Originally posted on Medium, 26 April, 2018
At Applied we believe applying for jobs is miserable enough and that language can help. Copy has been my responsibility so far, but as we grow our team it’s becoming very clear that I’m a huge bottleneck. This is my attempt to shirk… I mean… document my process so that other team members can get things done without having to wait for me. Chances are this checklist will probably do a better job than I ever did. Hopefully it’s useful for you too.
One of our core principles at Applied is that people who apply for jobs through our site are worthy of our respect and our time. Applying for jobs is mentally and emotionally exhausting, so we want to make it as painless and as engaging as possible. Language is one of the key ways we accomplish that.

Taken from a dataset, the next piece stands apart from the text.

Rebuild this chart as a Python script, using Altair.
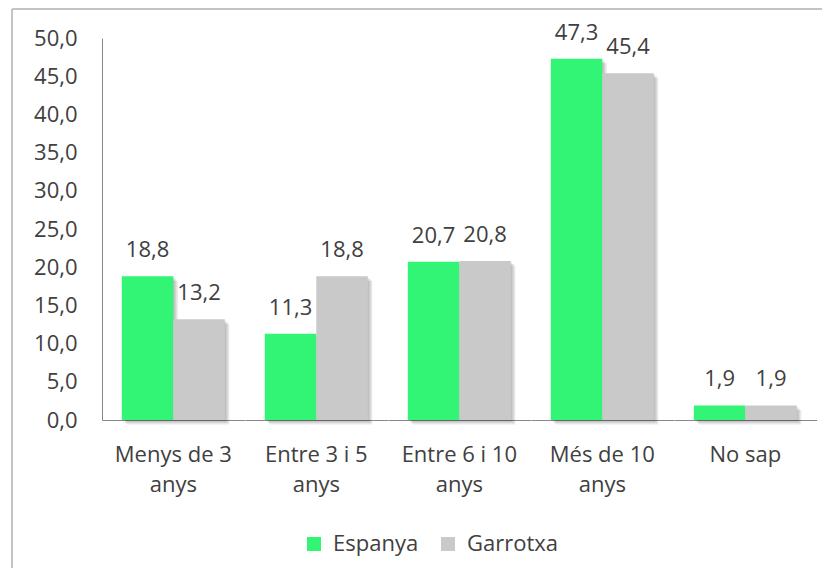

My colleague Hew Ingram reads a lot of “books” and said we wanted to “help avert a bureaucratic Kafkaesque dystopia”. I told him to shut up.
I often end up being the one who writes app copy, which is great, I enjoy writing, but recently I’ve found myself being a bottleneck to getting changes live. I get busy, so people are waiting and things slow down.
For some reason my team seem to think of me as some kind of textual Liberace ready to fly over the app sprinkling it with magic verbal stardust.
This is not true; I am different to Liberace in almost several ways.
In reality, I don’t think I have any innate talent for writing. All I’ve done is figured out which brick walls make my head sore… and which pot-holes would splash muddy water on my spangly jumpsuit.
I write the same crap as everyone else, I just edit.
Inspired by Mr Rogers’ wonderfully systematic approach to Freddish I’ve decided to think through and share my (formerly undocumented) process for writing in the Applied voice.
So here you go.
- Write the idea you wish to express. If this is on-site copy, put yourself in the shoes of the user at the relevant moment and think about what they need (or ask them). It’s okay to use grown-up words but don’t show off.
Example: “All done. Once the whole team has finished scoring these applications they’ll go back to the hiring manager to decide who to bring in for interview.”
- Rephrase to make it shorter without losing clarity… maybe by as much as 50%, but it depends on context. The example then becomes: “All done. Once everyone has finished scoring the hiring manager will decide who to interview.”
- If appropriate, rephrase to avoid overstating certainty. If the evidence is tepid we shouldn’t present it as fact. This particular example doesn’t hit this filter, but broadly speaking as the evidence gets weaker we should transition down a scale from stating a fact to “evidence shows” to “some studies show”, or by using works like “may”.
- If appropriate, rephrase to clarify the value the user is adding by performing their current task. Example: “All done. You have just helped inform better decisions on hiring and created great feedback for people applying.”
- If appropriate, rephrase to consider whether the user needs thanking, or motivating, in relation to their current task. Example: “Thank you! You have just helped inform better decisions on hiring and created great feedback for people applying.”
- Rephrase whilst channeling Sue Perkins from Bake Off to be encouraging and informal, ideally adding a reference to baked goods… and use contractions to reduce length and formality. Example: “Thank you! You deserve a nice cup of tea, and maybe a biscuit. You’ve just helped inform better decisions on hiring and created great feedback for people applying.”
That’s kinda it.
It doesn’t seem like much, and yes, it feels a bit ridiculous, but going through steps like these will have the following effects:
- It’ll increase the proportion of your copy that people actually read, which is sort of the point of writing it.
- People will be more inclined to like you if your writing doesn’t resemble the instruction manual for a washing machine.
- Maybe, just maybe, you might sometimes make someone smile.